Significance
Understanding tunnel valleys is important because:
- They serve as a marker for areas with the potential for effective oil exploration in Africa,
- Their bedrock boundaries and glacial infill makes them effective aquifers in many regions.
- Soil engineers must accommodate the variations which they exhibit when boring tunnels, establishing foundations, and
- They provide one of several signatures marking the edge of former glaciations.
Tunnel valleys play a useful role in identifying oil rich areas in Arabia and North Africa. The Upper Ordovician–Lower Silurian materials there contain a roughly 20 m (66 ft) thick, carbon-rich layer of black shale. Approximately 30% of the world's oil is found in these shale deposits. Although the origin of these deposits is still under study, it has been established that the shale routinely overlies glacial and glacio-marine sediment deposited ~445 million years before the present by the Hirnantian glaciation. The shale has been linked to glacial meltwater nutrient enrichment of the shallow marine environment. Hence the presence of tunnel valleys is an indicator of the presence of oil in these areas.
Tunnel valleys represent a substantial fraction of all melt-water drainage from glaciers. Melt-water drainage influences the flow of glacial ice, which is important in understanding of the duration of glacial–interglacial periods and aids in identifying glacial cyclicity, a problem that is important to palaeoenvironmental investigations.
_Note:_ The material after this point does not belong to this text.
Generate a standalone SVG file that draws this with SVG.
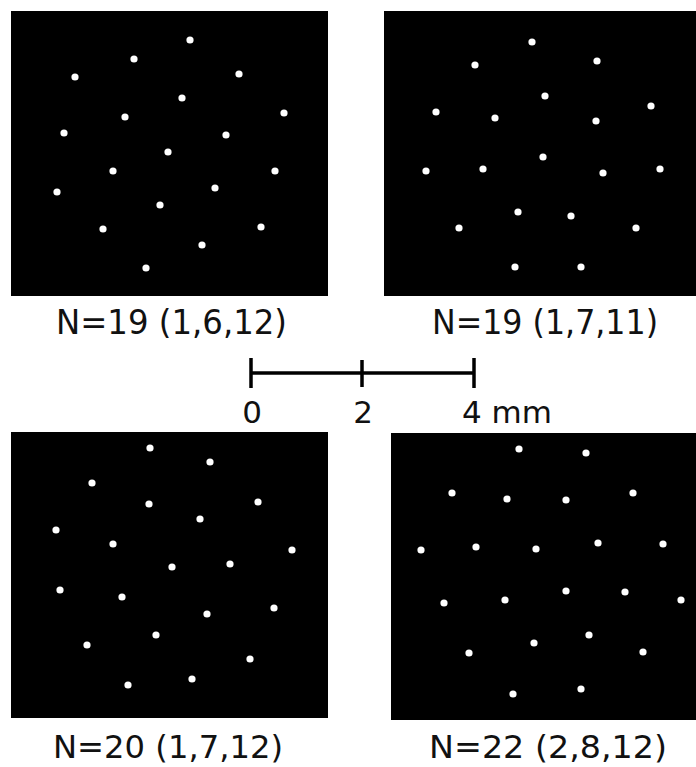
<svg xmlns="http://www.w3.org/2000/svg" width="696" height="767" viewBox="0 0 696 767">
<style>
.panel{fill:#000}
.dot{fill:#fff}
.lbl{font-family:"DejaVu Sans","Liberation Sans",sans-serif;font-size:33px;fill:#111}
.lbl2{font-family:"DejaVu Sans","Liberation Sans",sans-serif;font-size:32px;fill:#111}
.num{font-family:"DejaVu Sans","Liberation Sans",sans-serif;font-size:31px;fill:#111}
.bar{stroke:#000;stroke-width:3.5;fill:none}
</style>
<defs>
<circle id="d" r="3.6" class="dot"/>
</defs>
<rect width="696" height="767" fill="#fff"/>
<g id="panel-n19a">
<rect class="panel" x="11" y="11" width="317" height="285"/>
<use href="#d" x="190" y="40"/><use href="#d" x="134" y="59"/><use href="#d" x="75" y="77"/>
<use href="#d" x="239" y="74"/><use href="#d" x="182" y="98"/><use href="#d" x="284" y="113"/>
<use href="#d" x="125" y="117"/><use href="#d" x="64" y="133"/><use href="#d" x="226" y="135"/>
<use href="#d" x="168" y="152"/><use href="#d" x="113" y="171"/><use href="#d" x="275" y="171"/>
<use href="#d" x="57" y="192"/><use href="#d" x="215" y="188"/><use href="#d" x="160" y="205"/>
<use href="#d" x="103" y="229"/><use href="#d" x="261" y="227"/><use href="#d" x="202" y="245"/>
<use href="#d" x="146" y="268"/>
</g>
<g id="panel-n19b">
<rect class="panel" x="384" y="11" width="312" height="285"/>
<use href="#d" x="532" y="42"/><use href="#d" x="475" y="65"/><use href="#d" x="597" y="61"/>
<use href="#d" x="545" y="96"/><use href="#d" x="651" y="106"/><use href="#d" x="436" y="112"/>
<use href="#d" x="495" y="118"/><use href="#d" x="596" y="121"/><use href="#d" x="543" y="157"/>
<use href="#d" x="426" y="171"/><use href="#d" x="483" y="169"/><use href="#d" x="603" y="173"/>
<use href="#d" x="660" y="169"/><use href="#d" x="518" y="212"/><use href="#d" x="571" y="216"/>
<use href="#d" x="459" y="228"/><use href="#d" x="636" y="228"/><use href="#d" x="515" y="267"/>
<use href="#d" x="581" y="267"/>
</g>
<g id="panel-n20">
<rect class="panel" x="11" y="432" width="317" height="286"/>
<use href="#d" x="150" y="448"/><use href="#d" x="210" y="462"/><use href="#d" x="92" y="483"/>
<use href="#d" x="149" y="504"/><use href="#d" x="258" y="502"/><use href="#d" x="200" y="519"/>
<use href="#d" x="56" y="530"/><use href="#d" x="113" y="544"/><use href="#d" x="292" y="550"/>
<use href="#d" x="172" y="567"/><use href="#d" x="230" y="564"/><use href="#d" x="60" y="590"/>
<use href="#d" x="122" y="597"/><use href="#d" x="274" y="608"/><use href="#d" x="207" y="614"/>
<use href="#d" x="156" y="635"/><use href="#d" x="87" y="645"/><use href="#d" x="250" y="659"/>
<use href="#d" x="192" y="679"/><use href="#d" x="128" y="685"/>
</g>
<g id="panel-n22">
<rect class="panel" x="391" y="433" width="305" height="287"/>
<use href="#d" x="519" y="449"/><use href="#d" x="586" y="453"/><use href="#d" x="452" y="493"/>
<use href="#d" x="507" y="499"/><use href="#d" x="566" y="500"/><use href="#d" x="633" y="493"/>
<use href="#d" x="421" y="550"/><use href="#d" x="476" y="547"/><use href="#d" x="536" y="549"/>
<use href="#d" x="598" y="543"/><use href="#d" x="663" y="544"/><use href="#d" x="444" y="603"/>
<use href="#d" x="505" y="600"/><use href="#d" x="566" y="591"/><use href="#d" x="625" y="592"/>
<use href="#d" x="681" y="600"/><use href="#d" x="534" y="643"/><use href="#d" x="589" y="635"/>
<use href="#d" x="469" y="653"/><use href="#d" x="643" y="652"/><use href="#d" x="513" y="694"/>
<use href="#d" x="581" y="689"/>
</g>
<g id="labels">
<text class="lbl" x="56" y="334" textLength="231" lengthAdjust="spacingAndGlyphs">N=19 (1,6,12)</text>
<text class="lbl" x="432" y="334" textLength="226" lengthAdjust="spacingAndGlyphs">N=19 (1,7,11)</text>
<text class="lbl2" x="53" y="758" textLength="230" lengthAdjust="spacingAndGlyphs">N=20 (1,7,12)</text>
<text class="lbl2" x="429" y="758" textLength="238" lengthAdjust="spacingAndGlyphs">N=22 (2,8,12)</text>
</g>
<g id="scale-bar">
<line class="bar" x1="251" y1="373" x2="474" y2="373"/>
<line class="bar" x1="251" y1="358" x2="251" y2="388"/>
<line class="bar" x1="362" y1="360" x2="362" y2="387"/>
<line class="bar" x1="474" y1="358" x2="474" y2="388"/>
<text class="num" x="252" y="423" text-anchor="middle">0</text>
<text class="num" x="363" y="423" text-anchor="middle">2</text>
<text class="num" x="462" y="423">4 mm</text>
</g>
</svg>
Tunnel valleys are typically eroded into bedrock and filled with glacial debris of varying sizes. This configuration makes them excellent at capturing and storing water. Hence they serve an important role as aquifers across much of Northern Europe, Canada and the United States. Examples include Oak Ridges Moraine Aquifer, Spokane Valley-Rathdrum Prairie Aquifer, Mahomet Aquifer, the Saginaw Lobe Aquifer, and the Corning Aquifer.